Sewing has said that Deutsche Bank’s home market, Germany, would face a recession if it couldn’t import gas from Russia anymore. That risk came to the fore again this week after Russia cut gas supplies to Poland and Bulgaria in a major escalation.
Rising prices and competition for talent, meanwhile, are driving up costs and threaten to undermine years of savings. The lender said in a presentation that “effects from workforce reduction” were being “offset by payroll inflation,” after Deutsche Bank last month agreed to boost wages for 8,000 employees by 5.2% in two steps.
Non-interest expenses of 5.38 billion euros ($5.73 billion) in the first quarter well exceeded the 5.09 billion-euro analyst estimate compiled by Bloomberg. Deutsche Bank changed the outlook for adjusted costs from “slightly lower” to “essentially flat” this year.
For now, the boost from trading and higher interest rates across the globe are helping offset cost pressures.

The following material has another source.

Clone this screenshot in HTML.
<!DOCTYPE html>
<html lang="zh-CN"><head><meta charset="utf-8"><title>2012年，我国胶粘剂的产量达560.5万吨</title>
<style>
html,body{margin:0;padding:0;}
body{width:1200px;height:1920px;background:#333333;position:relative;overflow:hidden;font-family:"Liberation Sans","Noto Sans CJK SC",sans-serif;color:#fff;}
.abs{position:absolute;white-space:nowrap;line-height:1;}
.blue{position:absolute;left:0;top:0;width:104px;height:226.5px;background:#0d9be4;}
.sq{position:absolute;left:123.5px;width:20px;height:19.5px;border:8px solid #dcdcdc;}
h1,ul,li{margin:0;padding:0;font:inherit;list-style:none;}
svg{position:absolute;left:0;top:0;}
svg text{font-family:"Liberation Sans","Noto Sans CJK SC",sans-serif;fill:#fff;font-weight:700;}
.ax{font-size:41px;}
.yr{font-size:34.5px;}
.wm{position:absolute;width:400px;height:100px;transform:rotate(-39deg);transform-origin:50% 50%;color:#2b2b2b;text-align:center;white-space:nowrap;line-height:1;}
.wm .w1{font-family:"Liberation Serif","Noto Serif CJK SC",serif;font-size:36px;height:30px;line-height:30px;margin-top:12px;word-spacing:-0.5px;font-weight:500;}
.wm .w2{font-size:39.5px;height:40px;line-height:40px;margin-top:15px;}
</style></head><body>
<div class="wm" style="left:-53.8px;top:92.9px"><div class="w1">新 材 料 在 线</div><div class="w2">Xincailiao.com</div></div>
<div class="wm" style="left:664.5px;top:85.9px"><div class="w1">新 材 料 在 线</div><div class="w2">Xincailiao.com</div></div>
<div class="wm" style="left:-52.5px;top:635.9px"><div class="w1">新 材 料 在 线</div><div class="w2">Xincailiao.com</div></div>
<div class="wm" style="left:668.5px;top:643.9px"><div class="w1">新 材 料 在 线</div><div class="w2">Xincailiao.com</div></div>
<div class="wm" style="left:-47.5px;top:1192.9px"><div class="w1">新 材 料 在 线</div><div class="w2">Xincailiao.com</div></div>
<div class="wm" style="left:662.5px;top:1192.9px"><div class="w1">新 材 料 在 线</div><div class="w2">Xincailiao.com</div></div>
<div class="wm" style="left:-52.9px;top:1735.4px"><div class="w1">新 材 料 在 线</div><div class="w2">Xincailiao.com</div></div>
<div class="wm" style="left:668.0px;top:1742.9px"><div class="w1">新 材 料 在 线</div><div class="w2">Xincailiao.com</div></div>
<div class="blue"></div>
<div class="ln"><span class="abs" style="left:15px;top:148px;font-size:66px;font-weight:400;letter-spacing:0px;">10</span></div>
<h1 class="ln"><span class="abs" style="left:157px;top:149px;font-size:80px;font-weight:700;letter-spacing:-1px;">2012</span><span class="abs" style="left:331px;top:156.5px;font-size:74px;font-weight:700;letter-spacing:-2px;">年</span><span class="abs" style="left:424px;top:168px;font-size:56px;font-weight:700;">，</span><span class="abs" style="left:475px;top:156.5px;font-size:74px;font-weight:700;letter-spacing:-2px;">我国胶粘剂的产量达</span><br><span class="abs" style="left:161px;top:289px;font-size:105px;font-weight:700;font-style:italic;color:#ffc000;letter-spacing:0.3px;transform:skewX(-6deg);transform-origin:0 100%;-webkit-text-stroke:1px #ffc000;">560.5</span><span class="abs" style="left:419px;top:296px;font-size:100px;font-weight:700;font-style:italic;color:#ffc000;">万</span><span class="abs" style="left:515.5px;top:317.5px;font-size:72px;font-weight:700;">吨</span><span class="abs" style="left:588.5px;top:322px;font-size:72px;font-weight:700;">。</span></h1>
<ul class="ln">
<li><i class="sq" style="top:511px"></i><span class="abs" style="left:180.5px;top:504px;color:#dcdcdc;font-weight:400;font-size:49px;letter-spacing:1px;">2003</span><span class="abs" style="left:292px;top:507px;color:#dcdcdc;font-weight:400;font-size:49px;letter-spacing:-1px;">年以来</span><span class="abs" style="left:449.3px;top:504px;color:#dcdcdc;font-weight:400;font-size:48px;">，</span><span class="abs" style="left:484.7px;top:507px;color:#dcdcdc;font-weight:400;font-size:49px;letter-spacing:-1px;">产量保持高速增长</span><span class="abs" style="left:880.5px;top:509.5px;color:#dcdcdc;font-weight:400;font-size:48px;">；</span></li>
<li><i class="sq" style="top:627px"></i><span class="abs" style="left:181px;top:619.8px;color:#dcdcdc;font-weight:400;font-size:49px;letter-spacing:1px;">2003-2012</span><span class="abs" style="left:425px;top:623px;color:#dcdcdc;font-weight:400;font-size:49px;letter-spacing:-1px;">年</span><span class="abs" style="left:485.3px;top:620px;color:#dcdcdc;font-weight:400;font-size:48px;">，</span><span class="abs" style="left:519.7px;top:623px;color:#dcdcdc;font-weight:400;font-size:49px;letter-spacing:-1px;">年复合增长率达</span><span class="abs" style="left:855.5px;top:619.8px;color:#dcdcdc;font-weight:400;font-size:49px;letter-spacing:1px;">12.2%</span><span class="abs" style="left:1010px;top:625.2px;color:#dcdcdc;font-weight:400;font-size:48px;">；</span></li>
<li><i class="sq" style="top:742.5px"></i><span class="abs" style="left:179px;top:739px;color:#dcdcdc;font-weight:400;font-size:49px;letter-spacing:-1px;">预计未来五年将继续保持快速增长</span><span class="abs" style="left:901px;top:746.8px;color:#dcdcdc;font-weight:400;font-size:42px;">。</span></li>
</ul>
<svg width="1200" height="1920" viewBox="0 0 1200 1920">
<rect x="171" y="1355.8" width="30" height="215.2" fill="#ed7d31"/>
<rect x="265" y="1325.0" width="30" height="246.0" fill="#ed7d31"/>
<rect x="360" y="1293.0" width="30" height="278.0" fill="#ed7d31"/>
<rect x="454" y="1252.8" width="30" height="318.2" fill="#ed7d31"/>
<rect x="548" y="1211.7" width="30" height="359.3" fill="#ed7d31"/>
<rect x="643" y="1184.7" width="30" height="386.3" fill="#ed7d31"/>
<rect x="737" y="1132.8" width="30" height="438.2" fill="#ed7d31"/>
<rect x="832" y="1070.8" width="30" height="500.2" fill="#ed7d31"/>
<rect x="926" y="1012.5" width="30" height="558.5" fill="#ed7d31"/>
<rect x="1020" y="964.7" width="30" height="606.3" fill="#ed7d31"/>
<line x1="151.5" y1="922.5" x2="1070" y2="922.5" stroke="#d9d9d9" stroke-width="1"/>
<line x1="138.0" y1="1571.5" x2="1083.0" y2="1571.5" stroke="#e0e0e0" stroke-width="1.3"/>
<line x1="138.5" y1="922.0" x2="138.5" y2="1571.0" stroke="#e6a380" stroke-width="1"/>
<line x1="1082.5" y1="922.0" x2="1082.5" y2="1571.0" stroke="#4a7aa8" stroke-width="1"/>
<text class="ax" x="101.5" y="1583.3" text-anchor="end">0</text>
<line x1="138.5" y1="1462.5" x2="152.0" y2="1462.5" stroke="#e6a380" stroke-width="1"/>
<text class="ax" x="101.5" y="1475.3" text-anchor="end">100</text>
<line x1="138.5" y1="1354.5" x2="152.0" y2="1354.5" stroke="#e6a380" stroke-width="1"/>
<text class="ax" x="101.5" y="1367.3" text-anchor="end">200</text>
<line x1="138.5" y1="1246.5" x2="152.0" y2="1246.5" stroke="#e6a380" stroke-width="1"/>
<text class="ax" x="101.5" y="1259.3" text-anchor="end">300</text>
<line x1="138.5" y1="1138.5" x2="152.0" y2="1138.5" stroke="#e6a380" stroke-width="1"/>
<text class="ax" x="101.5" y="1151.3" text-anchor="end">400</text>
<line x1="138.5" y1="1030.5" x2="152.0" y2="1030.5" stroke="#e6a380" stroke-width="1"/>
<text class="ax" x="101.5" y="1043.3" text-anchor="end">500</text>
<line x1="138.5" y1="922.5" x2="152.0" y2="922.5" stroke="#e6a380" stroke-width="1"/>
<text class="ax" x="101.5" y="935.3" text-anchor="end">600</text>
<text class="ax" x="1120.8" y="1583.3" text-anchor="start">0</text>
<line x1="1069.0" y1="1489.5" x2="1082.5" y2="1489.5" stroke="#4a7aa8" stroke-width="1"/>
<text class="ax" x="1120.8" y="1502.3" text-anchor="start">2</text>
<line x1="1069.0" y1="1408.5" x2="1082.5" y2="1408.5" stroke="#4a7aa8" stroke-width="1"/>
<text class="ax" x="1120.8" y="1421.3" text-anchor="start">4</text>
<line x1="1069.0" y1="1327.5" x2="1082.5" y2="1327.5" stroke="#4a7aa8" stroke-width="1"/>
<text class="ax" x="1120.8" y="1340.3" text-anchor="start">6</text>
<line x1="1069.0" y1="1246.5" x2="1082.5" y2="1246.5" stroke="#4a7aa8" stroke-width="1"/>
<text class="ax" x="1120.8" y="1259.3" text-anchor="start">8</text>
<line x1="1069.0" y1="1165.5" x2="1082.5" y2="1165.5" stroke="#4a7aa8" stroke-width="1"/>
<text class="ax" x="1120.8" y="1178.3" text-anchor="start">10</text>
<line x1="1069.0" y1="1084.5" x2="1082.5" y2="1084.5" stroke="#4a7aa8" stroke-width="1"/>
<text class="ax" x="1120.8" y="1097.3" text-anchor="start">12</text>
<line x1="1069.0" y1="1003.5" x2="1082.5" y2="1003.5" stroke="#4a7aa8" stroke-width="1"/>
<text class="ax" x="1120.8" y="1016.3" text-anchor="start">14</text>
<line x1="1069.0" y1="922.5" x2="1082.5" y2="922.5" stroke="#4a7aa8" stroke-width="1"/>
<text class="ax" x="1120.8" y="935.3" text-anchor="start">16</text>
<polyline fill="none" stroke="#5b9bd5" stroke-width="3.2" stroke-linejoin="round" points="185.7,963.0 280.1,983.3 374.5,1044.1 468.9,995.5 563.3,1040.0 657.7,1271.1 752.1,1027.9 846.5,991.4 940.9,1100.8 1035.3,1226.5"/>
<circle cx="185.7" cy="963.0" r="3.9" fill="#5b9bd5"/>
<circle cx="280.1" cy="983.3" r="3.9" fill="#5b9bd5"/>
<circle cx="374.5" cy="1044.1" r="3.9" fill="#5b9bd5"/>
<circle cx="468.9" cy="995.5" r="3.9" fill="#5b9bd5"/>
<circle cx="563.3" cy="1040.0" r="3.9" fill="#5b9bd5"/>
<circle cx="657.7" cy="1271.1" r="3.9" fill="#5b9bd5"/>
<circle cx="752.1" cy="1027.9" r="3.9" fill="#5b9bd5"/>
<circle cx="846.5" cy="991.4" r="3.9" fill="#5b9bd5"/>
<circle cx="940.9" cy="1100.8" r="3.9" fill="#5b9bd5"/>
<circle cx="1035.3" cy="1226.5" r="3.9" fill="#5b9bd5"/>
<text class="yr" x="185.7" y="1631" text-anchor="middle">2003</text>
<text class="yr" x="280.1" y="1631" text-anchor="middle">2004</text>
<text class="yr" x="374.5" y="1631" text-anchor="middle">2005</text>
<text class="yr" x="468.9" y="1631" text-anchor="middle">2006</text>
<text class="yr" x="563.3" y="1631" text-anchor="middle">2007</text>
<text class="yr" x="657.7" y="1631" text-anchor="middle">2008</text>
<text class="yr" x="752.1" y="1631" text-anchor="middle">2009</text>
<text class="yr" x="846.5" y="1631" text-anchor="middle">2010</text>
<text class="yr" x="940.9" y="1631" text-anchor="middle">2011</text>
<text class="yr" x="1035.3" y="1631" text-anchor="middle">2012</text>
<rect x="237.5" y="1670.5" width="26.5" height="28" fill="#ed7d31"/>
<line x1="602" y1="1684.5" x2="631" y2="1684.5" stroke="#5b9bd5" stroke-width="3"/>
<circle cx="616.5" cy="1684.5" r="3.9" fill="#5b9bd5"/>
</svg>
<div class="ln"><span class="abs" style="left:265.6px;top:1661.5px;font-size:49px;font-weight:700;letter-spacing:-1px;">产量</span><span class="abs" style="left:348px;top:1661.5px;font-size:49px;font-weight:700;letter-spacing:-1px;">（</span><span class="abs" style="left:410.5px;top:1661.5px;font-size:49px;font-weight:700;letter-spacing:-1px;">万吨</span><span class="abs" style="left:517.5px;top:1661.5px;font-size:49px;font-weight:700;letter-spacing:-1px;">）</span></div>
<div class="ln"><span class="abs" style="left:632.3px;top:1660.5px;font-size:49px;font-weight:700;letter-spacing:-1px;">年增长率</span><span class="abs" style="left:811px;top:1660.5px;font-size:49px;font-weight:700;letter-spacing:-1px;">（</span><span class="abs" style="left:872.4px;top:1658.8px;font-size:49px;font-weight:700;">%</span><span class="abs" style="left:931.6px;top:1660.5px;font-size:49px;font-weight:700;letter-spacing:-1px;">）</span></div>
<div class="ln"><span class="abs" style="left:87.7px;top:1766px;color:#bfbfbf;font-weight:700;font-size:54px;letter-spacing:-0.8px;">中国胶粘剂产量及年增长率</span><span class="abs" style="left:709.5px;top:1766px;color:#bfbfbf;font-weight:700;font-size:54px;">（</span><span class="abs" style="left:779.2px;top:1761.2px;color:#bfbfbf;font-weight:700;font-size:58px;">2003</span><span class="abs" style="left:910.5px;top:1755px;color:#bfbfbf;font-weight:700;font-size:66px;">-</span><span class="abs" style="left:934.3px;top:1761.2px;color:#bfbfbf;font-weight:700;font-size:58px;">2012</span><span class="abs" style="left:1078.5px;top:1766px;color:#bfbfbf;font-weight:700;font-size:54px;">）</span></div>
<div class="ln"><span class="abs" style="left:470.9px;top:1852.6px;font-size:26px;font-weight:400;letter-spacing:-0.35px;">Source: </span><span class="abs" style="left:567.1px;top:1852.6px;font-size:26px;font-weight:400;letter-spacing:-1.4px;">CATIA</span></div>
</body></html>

Deutsche Bank said it now expects investment bank revenue this year to be slightly higher, reflecting the strong performance in the first quarter. It previously guided for flat revenue.
While the outlook for group revenue was unchanged, tighter monetary policies across the globe has begun to bolster lending revenue across the region. First-quarter results published this week showed lenders from UBS Group AG to HSBC Holdings Plc and Banco Santander SA were all seeing the benefit of higher rates.
For Sewing, who is leaning on the other operating divisions to pick up the slack once the trading boom in the investment bank peters out, that’s good news.
The corporate bank that was a center piece of his turnaround strategy posted its second straight quarter of double-digit growth.